The methods chosen in this work are the Region-based Fully Convolutional Network (R-FCN) [25] for bounding-box detection and the Multi-task Network Cascade (MNC) [26] for instance segmentation. These were chosen due to their state-of-the-art nature at the time of conducting this work, where both performed well on a number of object recognition benchmarks including PASCAL VOC [27] and MS COCO [28].

The CNN approaches solve the task of object recognition but at different degrees of localisation granularity. Bounding-box detectors place an axis-aligned bounding-box around the detected object whereas segmentation indicates the object at a pixel level. Due to the lower localisation granularity of bounding-box detectors, they may over-sample the object and give a larger indication of size than is actually true. This difference on an image from this work can be seen in Figure 4.

This remainder of this section includes an overview of how the methods perform their respective forms of object recognition by covering the model architecture and defining the model and learning parameters used in this work.

2.3.1. Region-Based Fully Convolutional Networks (R-FCN)

R-FCN is a bounding-box CNN-based object detection method and is based on the popular two-stage detection strategy of object proposals followed by classification of found proposals. Additionally, the authors were one of the first to adapt Fully Convolutional Networks (FCNs) into the two-stage pipeline, rather than using feature pooling layers, such as Region of Interest (RoI) pooling as in the Faster R-CNN detector [29]. Thus, potentially important spatial information is not discarded as can be the case when pooling features. The R-FCN architecture can be seen in Figure 5. In the first stage, an input RGB image is passed through a number of convolutional layers to create a deep representation through a number of feature maps. As is common practice in object recognition through CNNs, the convolutional layers can take many forms that can vary in complexity. Popular choices for the layers include AlexNet [18], VGG [30] and ResNets [31], where in the original R-FCN work the ResNet-101 network was primarily explored. Class-agnostic RoI object locations are found by a Region Proposal Network (RPN) [29]. The RPN finds RoI proposals by sliding a small network over the last feature map computed by the previous convolutional layers. At each sliding window location a number of anchor boxes with varying scales and aspect ratios predict the confidence of a location containing an object. In the second stage, candidate RoI proposal features via an FCN for classification are extracted from a number of position-sensitive score maps. A total of $k^2(C+1)$ maps are computed where C is the number of object classes and $k^2$ is the spatial grid representing relative positions. In the case shown in Figure 5, k = 3, therefore, nine score maps are computed for each object class.

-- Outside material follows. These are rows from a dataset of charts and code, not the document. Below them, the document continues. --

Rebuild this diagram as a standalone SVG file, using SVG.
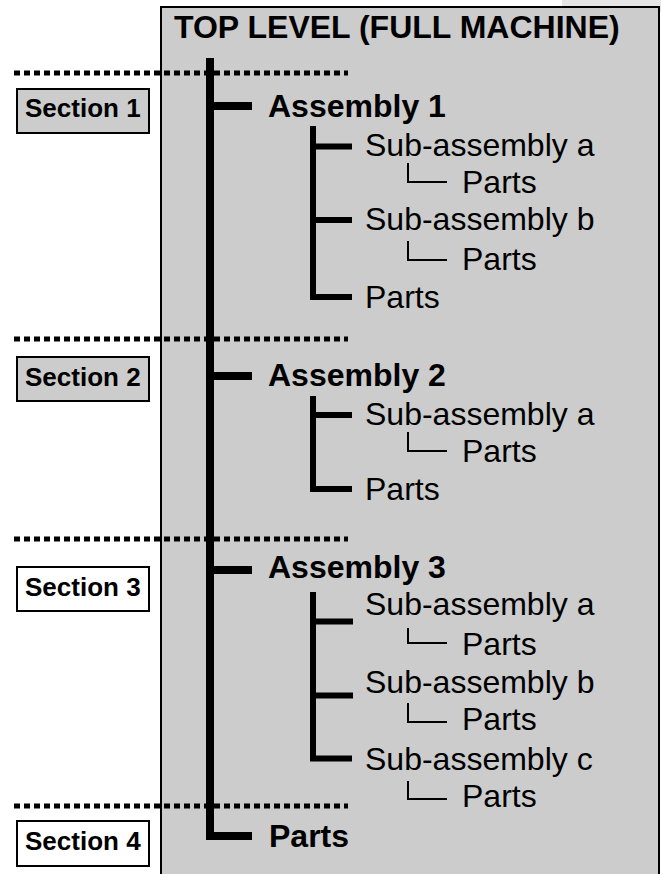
<svg xmlns="http://www.w3.org/2000/svg" width="661" height="874" viewBox="0 0 661 874">
<style>
.t{font-family:"Liberation Sans",Arial,sans-serif;fill:#000}
.b{font-weight:bold;font-size:32px}
.r{font-size:32px}
.sec{font-weight:bold;font-size:26px}
.main{stroke:#000;stroke-width:8;fill:none;stroke-linecap:butt}
.sub{stroke:#000;stroke-width:6;fill:none}
.thin{stroke:#000;stroke-width:2;fill:none}
.dot{stroke:#000;stroke-width:5;stroke-dasharray:6 4;fill:none}
.sbox{stroke:#000;stroke-width:2}
</style>
<rect x="562" y="0" width="99" height="12" fill="#e6e6e6"/>
<rect id="frame" x="161" y="7" width="498" height="880" fill="#cccccc" stroke="#000" stroke-width="2"/>
<g id="title"><text class="t b" x="174" y="38">TOP LEVEL (FULL MACHINE)</text></g>
<g id="dividers">
<line class="dot" x1="14" y1="73" x2="348" y2="73"/>
<line class="dot" x1="14" y1="339" x2="348" y2="339"/>
<line class="dot" x1="14" y1="539" x2="348" y2="539"/>
<line class="dot" x1="14" y1="806" x2="348" y2="806"/>
</g>
<g id="connectors">
<path class="main" d="M210 58 V840 M210 106 H252 M210 376 H252 M210 570 H252 M206 836 H252"/>
<path class="sub" d="M313 126 V300 M313 146.5 H352 M313 220 H352 M310 297 H352"/>
<path class="thin" d="M408 163 V182 H447 M408 241 V260 H447"/>
<path class="sub" d="M313 396 V492 M313 415 H352 M310 489 H352"/>
<path class="thin" d="M408 432 V451 H447"/>
<path class="sub" d="M313 592 V761 M313 621.5 H353 M313 695.5 H353 M310 758.5 H352"/>
<path class="thin" d="M408 628 V643 H447 M408 703 V722 H447 M408 781 V799 H447"/>
</g>
<g id="section1"><rect class="sbox" x="17" y="89" width="132" height="44" fill="#cccccc"/><text class="t sec" x="25" y="117">Section 1</text></g>
<g id="section2"><rect class="sbox" x="17" y="357" width="132" height="44" fill="#cccccc"/><text class="t sec" x="25" y="386">Section 2</text></g>
<g id="section3"><rect class="sbox" x="17" y="567" width="132" height="44" fill="#ffffff"/><text class="t sec" x="25" y="596">Section 3</text></g>
<g id="section4"><rect class="sbox" x="17" y="821" width="132" height="45" fill="#ffffff"/><text class="t sec" x="25" y="850">Section 4</text></g>
<g id="assembly1"><text class="t b" x="268" y="117">Assembly 1</text></g>
<g id="a1-sub-a"><text class="t r" x="365" y="156">Sub-assembly a</text></g>
<g id="a1-sub-a-parts"><text class="t r" x="462" y="193">Parts</text></g>
<g id="a1-sub-b"><text class="t r" x="365" y="230">Sub-assembly b</text></g>
<g id="a1-sub-b-parts"><text class="t r" x="462" y="270">Parts</text></g>
<g id="a1-parts"><text class="t r" x="365" y="308">Parts</text></g>
<g id="assembly2"><text class="t b" x="268" y="386">Assembly 2</text></g>
<g id="a2-sub-a"><text class="t r" x="365" y="425">Sub-assembly a</text></g>
<g id="a2-sub-a-parts"><text class="t r" x="462" y="462">Parts</text></g>
<g id="a2-parts"><text class="t r" x="365" y="500">Parts</text></g>
<g id="assembly3"><text class="t b" x="268" y="578">Assembly 3</text></g>
<g id="a3-sub-a"><text class="t r" x="365" y="615">Sub-assembly a</text></g>
<g id="a3-sub-a-parts"><text class="t r" x="462" y="655">Parts</text></g>
<g id="a3-sub-b"><text class="t r" x="365" y="693">Sub-assembly b</text></g>
<g id="a3-sub-b-parts"><text class="t r" x="462" y="730">Parts</text></g>
<g id="a3-sub-c"><text class="t r" x="365" y="770">Sub-assembly c</text></g>
<g id="a3-sub-c-parts"><text class="t r" x="462" y="807">Parts</text></g>
<g id="top-parts"><text class="t b" x="269" y="847">Parts</text></g>
</svg>
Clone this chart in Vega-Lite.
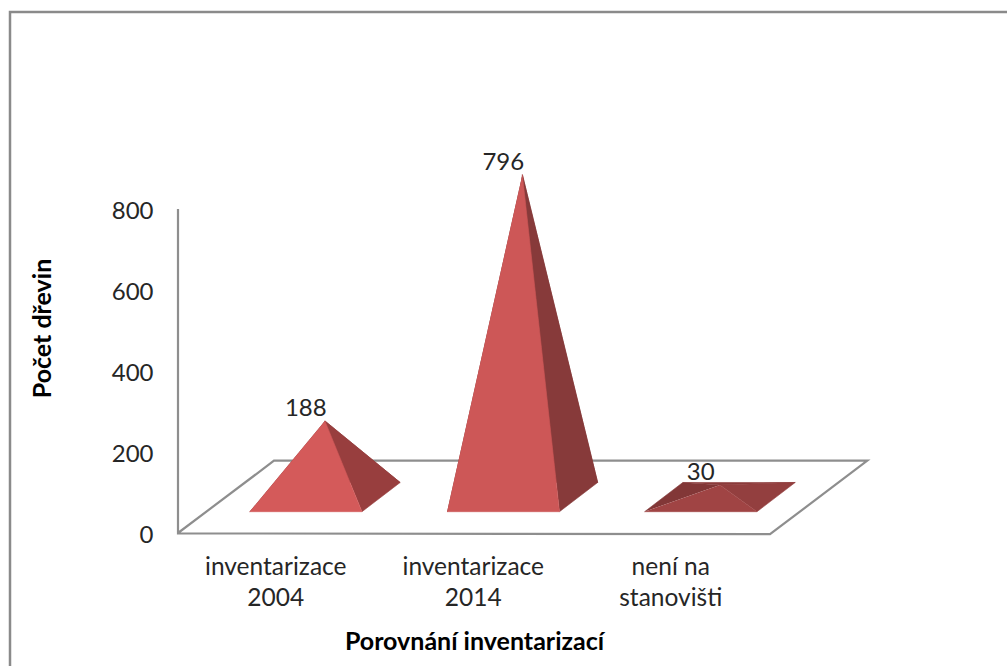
{
  "$schema": "https://vega.github.io/schema/vega-lite/v6.json",
  "width": 1003,
  "height": 660,
  "autosize": {"type": "none"},
  "padding": {"left": 10, "top": 12, "right": -6, "bottom": -6},
  "background": "white",
  "config": {
    "view": {"stroke": "#8a8a8a", "strokeWidth": 2.5},
    "text": {"font": "Lato"}
  },
  "datasets": {
    "dreviny": [
      {"kategorie": "inventarizace 2004", "poradi": 1, "pocet": 188},
      {"kategorie": "inventarizace 2014", "poradi": 2, "pocet": 796},
      {"kategorie": "není na stanovišti", "poradi": 3, "pocet": 30}
    ],
    "podlaha": [
      {"x": 0, "y": 0},
      {"x": 0.486, "y": 178.5},
      {"x": 3.49, "y": 178.5},
      {"x": 2.9975, "y": -3},
      {"x": 0, "y": -1},
      {"x": 0, "y": 800}
    ]
  },
  "encoding": {
    "x": {
      "field": "x",
      "type": "quantitative",
      "scale": {"domain": [-0.8506, 4.2278], "nice": false, "zero": false},
      "axis": {
        "orient": "bottom",
        "offset": -138,
        "values": [0.5, 1.5, 2.5],
        "domain": false,
        "ticks": false,
        "grid": false,
        "labelFont": "Lato",
        "labelFontSize": 24.5,
        "labelColor": "#262626",
        "labelPadding": 21,
        "labelOffset": -1.5,
        "labelLineHeight": 31,
        "labelAngle": 0,
        "labelExpr": "[['inventarizace','2004'],['inventarizace','2014'],['není na','stanovišti']][floor(datum.value)]",
        "title": "Porovnání inventarizací",
        "titleFont": "Lato",
        "titleFontSize": 25,
        "titleFontWeight": "bold",
        "titleColor": "#000000",
        "titleX": 464,
        "titleY": 107,
        "titleBaseline": "middle"
      }
    },
    "y": {
      "field": "y",
      "type": "quantitative",
      "scale": {"domain": [-343.2, 1286.4], "nice": false, "zero": false},
      "axis": {
        "orient": "left",
        "offset": -168,
        "values": [0, 200, 400, 600, 800],
        "domain": false,
        "ticks": false,
        "grid": false,
        "labelFont": "Lato",
        "labelFontSize": 24,
        "labelColor": "#262626",
        "labelPadding": 25,
        "labelOffset": 2.5,
        "title": "Počet dřevin",
        "titleFont": "Lato",
        "titleFontSize": 25,
        "titleFontWeight": "bold",
        "titleColor": "#000000",
        "titleX": -136,
        "titleY": 316,
        "titleBaseline": "middle"
      }
    }
  },
  "layer": [
    {
      "data": {"name": "podlaha"},
      "mark": {"type": "line", "stroke": "#8e8e8e", "strokeWidth": 2.2, "strokeJoin": "miter"},
      "encoding": {"order": {"field": "rowIndex"}},
      "transform": [{"window": [{"op": "row_number", "as": "rowIndex"}]}]
    },
    {
      "data": {"name": "dreviny"},
      "transform": [
        {"calculate": "datum.poradi - 0.353", "as": "stred"},
        {"calculate": "['leva','zadni','prava','predni']", "as": "plocha"},
        {"flatten": ["plocha"]},
        {"calculate": "[0,1,2]", "as": "vrchol"},
        {"flatten": ["vrchol"]},
        {"calculate": "{leva:['FL','BL','A'],zadni:['BL','BR','A'],prava:['FR','BR','A'],predni:['FL','FR','A']}[datum.plocha][datum.vrchol]", "as": "roh"},
        {"calculate": "datum.stred + {FL:-0.2845,FR:0.2845,BR:0.4779,BL:-0.0911,A:0.0967}[datum.roh]", "as": "x"},
        {"calculate": "datum.roh == 'A' ? datum.pocet + 88.8 : (datum.roh == 'FL' || datum.roh == 'FR' ? 52.6 : 124.7)", "as": "y"},
        {"calculate": "datum.poradi + '-' + datum.plocha", "as": "stena"}
      ],
      "mark": {"type": "line", "strokeWidth": 0.6, "interpolate": "linear"},
      "encoding": {
        "order": {"field": "vrchol"},
        "detail": {"field": "stena"},
        "fill": {
          "field": "stena",
          "type": "nominal",
          "legend": null,
          "scale": {
            "domain": ["1-leva","1-zadni","1-prava","1-predni","2-leva","2-zadni","2-prava","2-predni","3-leva","3-zadni","3-prava","3-predni"],
            "range": ["#843838","#843838","#983e3e","#d45a5a","#843838","#843838","#873a3a","#cd5757","#823737","#8a3b3b","#933f3f","#a04444"]
          }
        },
        "stroke": {"field": "stena", "type": "nominal", "legend": null,
          "scale": {
            "domain": ["1-leva","1-zadni","1-prava","1-predni","2-leva","2-zadni","2-prava","2-predni","3-leva","3-zadni","3-prava","3-predni"],
            "range": ["#843838","#843838","#983e3e","#d45a5a","#843838","#843838","#873a3a","#cd5757","#823737","#8a3b3b","#933f3f","#a04444"]
          }
        }
      }
    },
    {
      "data": {"name": "dreviny"},
      "transform": [
        {"calculate": "datum.poradi - 0.353", "as": "x"},
        {"calculate": "datum.pocet + 88.8", "as": "y"}
      ],
      "mark": {"type": "text", "font": "Lato", "fontSize": 24, "color": "#262626", "baseline": "middle", "dy": -12},
      "encoding": {"text": {"field": "pocet", "type": "quantitative"}}
    }
  ]
}
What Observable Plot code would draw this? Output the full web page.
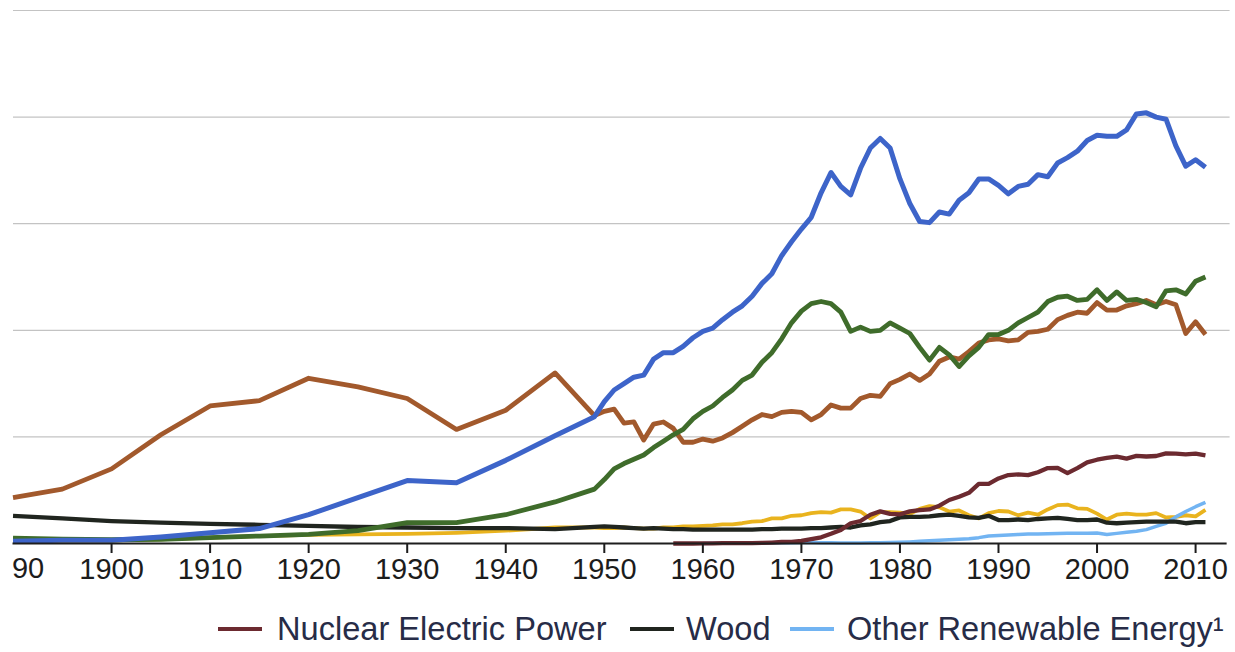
<!DOCTYPE html>
<html>
<head>
<meta charset="utf-8">
<script src="https://cdn.jsdelivr.net/npm/d3@7"></script>
<script src="https://cdn.jsdelivr.net/npm/@observablehq/plot@0.6"></script>
<style>
  html, body { margin: 0; padding: 0; background: #fff; }
  #wrap { position: relative; width: 1235px; height: 652px; overflow: hidden; }
  #legend { position: absolute; left: 0; top: 0; width: 1235px; height: 652px; pointer-events: none;
    font-family: "Liberation Sans", Arial, sans-serif; font-size: 32.6px; color: #272c47; }
  .sw { position: absolute; height: 4px; top: 627px; }
  .lb { position: absolute; top: 611px; line-height: 36px; white-space: nowrap; }
</style>
</head>
<body>
<div id="wrap">
  <div id="chart"></div>
  <div id="legend"></div>
</div>
<script>
const years = [1890,1895,1900,1905,1910,1915,1920,1925,1930,1935,1940,1945,
  1949,
  1950,1951,1952,1953,1954,1955,1956,1957,1958,1959,
  1960,1961,1962,1963,1964,1965,1966,1967,1968,1969,
  1970,1971,1972,1973,1974,1975,1976,1977,1978,1979,
  1980,1981,1982,1983,1984,1985,1986,1987,1988,1989,
  1990,1991,1992,1993,1994,1995,1996,1997,1998,1999,
  2000,2001,2002,2003,2004,2005,2006,2007,2008,2009,
  2010,2011];

const petroleum = [0.2,0.3,0.3,0.6,1.0,1.4,2.7,4.3,5.9,5.7,7.8,10.1,
  11.9,
  13.3,14.4,15.0,15.6,15.8,17.3,17.9,17.9,18.5,19.3,
  19.9,20.2,21.0,21.7,22.3,23.2,24.4,25.3,27.0,28.3,
  29.5,30.6,32.9,34.8,33.5,32.7,35.2,37.1,38.0,37.1,
  34.2,31.9,30.2,30.1,31.1,30.9,32.2,32.9,34.2,34.2,
  33.6,32.8,33.5,33.7,34.6,34.4,35.7,36.2,36.8,37.8,
  38.3,38.2,38.2,38.8,40.3,40.4,40.0,39.8,37.3,35.4,
  36.0,35.3];

const naturalGas = [0.5,0.4,0.35,0.4,0.55,0.7,0.85,1.2,1.95,1.95,2.7,3.9,
  5.1,
  6.0,7.0,7.5,7.9,8.3,9.0,9.6,10.2,10.7,11.7,
  12.4,12.9,13.7,14.4,15.3,15.8,17.0,17.9,19.2,20.7,
  21.8,22.5,22.7,22.5,21.7,19.9,20.3,19.9,20.0,20.7,
  20.2,19.7,18.4,17.2,18.4,17.7,16.6,17.6,18.4,19.6,
  19.6,20.0,20.7,21.2,21.7,22.7,23.1,23.2,22.8,22.9,
  23.8,22.8,23.6,22.8,22.9,22.6,22.2,23.7,23.8,23.4,
  24.6,25.0];

const coal = [4.3,5.1,7.0,10.2,12.9,13.4,15.5,14.7,13.6,10.7,12.5,16.0,
  12.0,
  12.4,12.6,11.3,11.4,9.7,11.2,11.4,10.8,9.5,9.5,
  9.8,9.6,9.9,10.4,11.0,11.6,12.1,11.9,12.3,12.4,
  12.3,11.6,12.1,13.0,12.7,12.7,13.6,13.9,13.8,15.0,
  15.4,15.9,15.3,15.9,17.1,17.5,17.3,18.0,18.8,19.1,
  19.2,19.0,19.1,19.8,19.9,20.1,21.0,21.4,21.7,21.6,
  22.6,21.9,21.9,22.3,22.5,22.8,22.4,22.7,22.4,19.7,
  20.8,19.6];

const nuclear = [null,null,null,null,null,null,null,null,null,null,null,null,
  null,
  null,null,null,null,null,null,null,0,0,0,
  0.01,0.02,0.03,0.04,0.04,0.04,0.06,0.09,0.14,0.15,
  0.24,0.41,0.58,0.91,1.27,1.90,2.11,2.70,3.02,2.78,
  2.74,3.01,3.13,3.20,3.55,4.08,4.38,4.75,5.59,5.60,
  6.10,6.42,6.48,6.41,6.69,7.08,7.09,6.60,7.07,7.61,
  7.86,8.03,8.14,7.96,8.22,8.16,8.21,8.46,8.43,8.36,
  8.43,8.26];

const hydro = [0.2,0.25,0.3,0.4,0.55,0.7,0.8,0.85,0.9,1.0,1.2,1.5,
  1.5,
  1.45,1.45,1.5,1.45,1.4,1.4,1.5,1.5,1.6,1.6,
  1.65,1.7,1.8,1.8,1.9,2.05,2.1,2.35,2.35,2.6,
  2.65,2.85,2.95,2.9,3.2,3.2,3.0,2.35,2.95,2.95,
  2.9,2.75,3.25,3.5,3.4,3.0,3.1,2.65,2.35,2.85,
  3.05,3.0,2.65,2.9,2.7,3.2,3.6,3.65,3.3,3.25,
  2.8,2.25,2.7,2.8,2.7,2.7,2.85,2.45,2.5,2.65,
  2.55,3.15];

const wood = [2.6,2.35,2.1,1.95,1.85,1.75,1.65,1.55,1.5,1.45,1.45,1.35,
  1.55,
  1.6,1.55,1.5,1.45,1.4,1.45,1.4,1.35,1.35,1.3,
  1.3,1.3,1.3,1.3,1.3,1.3,1.35,1.35,1.4,1.4,
  1.4,1.45,1.45,1.5,1.55,1.5,1.7,1.8,2.0,2.1,
  2.45,2.5,2.5,2.55,2.65,2.7,2.6,2.45,2.4,2.6,
  2.2,2.2,2.25,2.2,2.3,2.35,2.4,2.3,2.2,2.2,
  2.25,1.95,1.9,1.95,2.0,2.05,2.05,2.05,2.05,1.9,
  2.0,2.0];

const otherRenewable = [null,null,null,null,null,null,null,null,null,null,null,null,
  null,
  null,null,null,null,null,null,null,null,null,null,
  0.01,0.02,0.03,0.03,0.04,0.05,0.05,0.06,0.07,0.08,
  0.1,0.1,0.08,0.06,0.05,0.05,0.05,0.06,0.08,0.1,
  0.12,0.15,0.2,0.25,0.3,0.35,0.4,0.45,0.55,0.7,
  0.75,0.8,0.85,0.88,0.9,0.92,0.93,0.95,0.95,0.97,
  0.98,0.85,0.95,1.05,1.15,1.3,1.6,1.9,2.5,3.0,
  3.45,3.85];

const tickYears = [1900,1910,1920,1930,1940,1950,1960,1970,1980,1990,2000,2010];
const firstTickYear = [1890];
const firstTickLabel = "90";
const gridValues = [10,20,30,40,50];
const legendNames = ["Nuclear Electric Power", "Wood", "Other Renewable Energy\u00b9"];

function rows(values) {
  const out = [];
  values.forEach((v, i) => { if (v !== null) out.push({year: years[i], value: v}); });
  return out;
}

const series = [
  {data: rows(hydro), color: "#e9b31e", width: 3.8},
  {data: rows(otherRenewable), color: "#72b4f2", width: 3.5},
  {data: rows(wood), color: "#20251f", width: 4.3},
  {data: rows(nuclear), color: "#6c2a30", width: 4.3},
  {data: rows(coal), color: "#a2592c", width: 4.8},
  {data: rows(naturalGas), color: "#3f6c2b", width: 4.8},
  {data: rows(petroleum), color: "#3d64c9", width: 5}
];

const chart = Plot.plot({
  width: 1235,
  height: 600,
  marginLeft: 0,
  marginRight: 0,
  marginTop: 10,
  marginBottom: 57,
  style: {fontFamily: "Liberation Sans, Arial, sans-serif", fontSize: "29px", color: "#1c1c1c", background: "white", overflow: "visible"},
  x: {domain: [1888.73, 2014.05], label: null},
  y: {domain: [0, 50], axis: null},
  marks: [
    Plot.ruleY(gridValues, {y: d => d, x1: 1890.05, x2: 2013.5, stroke: "#c3c3c3", strokeWidth: 1.2}),
    ...series.map(s => Plot.line(s.data, {x: "year", y: "value", stroke: s.color, strokeWidth: s.width, strokeLinejoin: "round", strokeLinecap: "butt"})),
    Plot.ruleY([0], {x1: 1890, x2: 2013.2, stroke: "#1e1e1e", strokeWidth: 2}),
    Plot.axisX({ticks: tickYears, tickSize: 10, tickPadding: 5, tickFormat: d => String(d), strokeWidth: 2, fontSize: 29, label: null}),
    Plot.text(firstTickYear, {x: d => d, y: 0, text: () => firstTickLabel, dx: 15, dy: 25, fontSize: 29, fill: "#1c1c1c", lineAnchor: "middle"})
  ]
});
document.getElementById("chart").appendChild(chart);

const legendColors = ["#6c2a30", "#20251f", "#72b4f2"];
const swatchX = [218, 630, 790];
const labelX = [277, 686, 847];
const legend = document.getElementById("legend");
legendNames.forEach((name, i) => {
  const sw = document.createElement("div");
  sw.className = "sw";
  sw.style.left = swatchX[i] + "px";
  sw.style.width = "44px";
  sw.style.background = legendColors[i];
  legend.appendChild(sw);
  const lb = document.createElement("div");
  lb.className = "lb";
  lb.style.left = labelX[i] + "px";
  lb.textContent = name;
  legend.appendChild(lb);
});
</script>
</body>
</html>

The R-FCNs trained for kernel detection in this work largely follow the same procedure as that conducted in the original work. The network weights were initialised from a pretrained ResNet-101 for ImageNet [32] classification supplied by the authors. The networks were trained for a total of 110,000 iterations using SGD with an initial learning rate of 0.001 and after 80,000 iterations the learning rate was dropped by 0.1. Additionally, momentum of 0.9 and weight decay of 0.0005 was used during optimisation. With respect to the position-sensitive score maps k = 3. For each image the mean RGB ImageNet values are subtracted to normalise the training set which aids in the learning process. Subtracting the mean RGB from our training datasets was also evaluated during early development, however, it showed that results were better when using the ImageNet means. Horizontal flipping was the only data augmentation strategy used during training and images were scaled such that the height was 600 pixels and the width was then scaled accordingly to keep the original aspect ratio.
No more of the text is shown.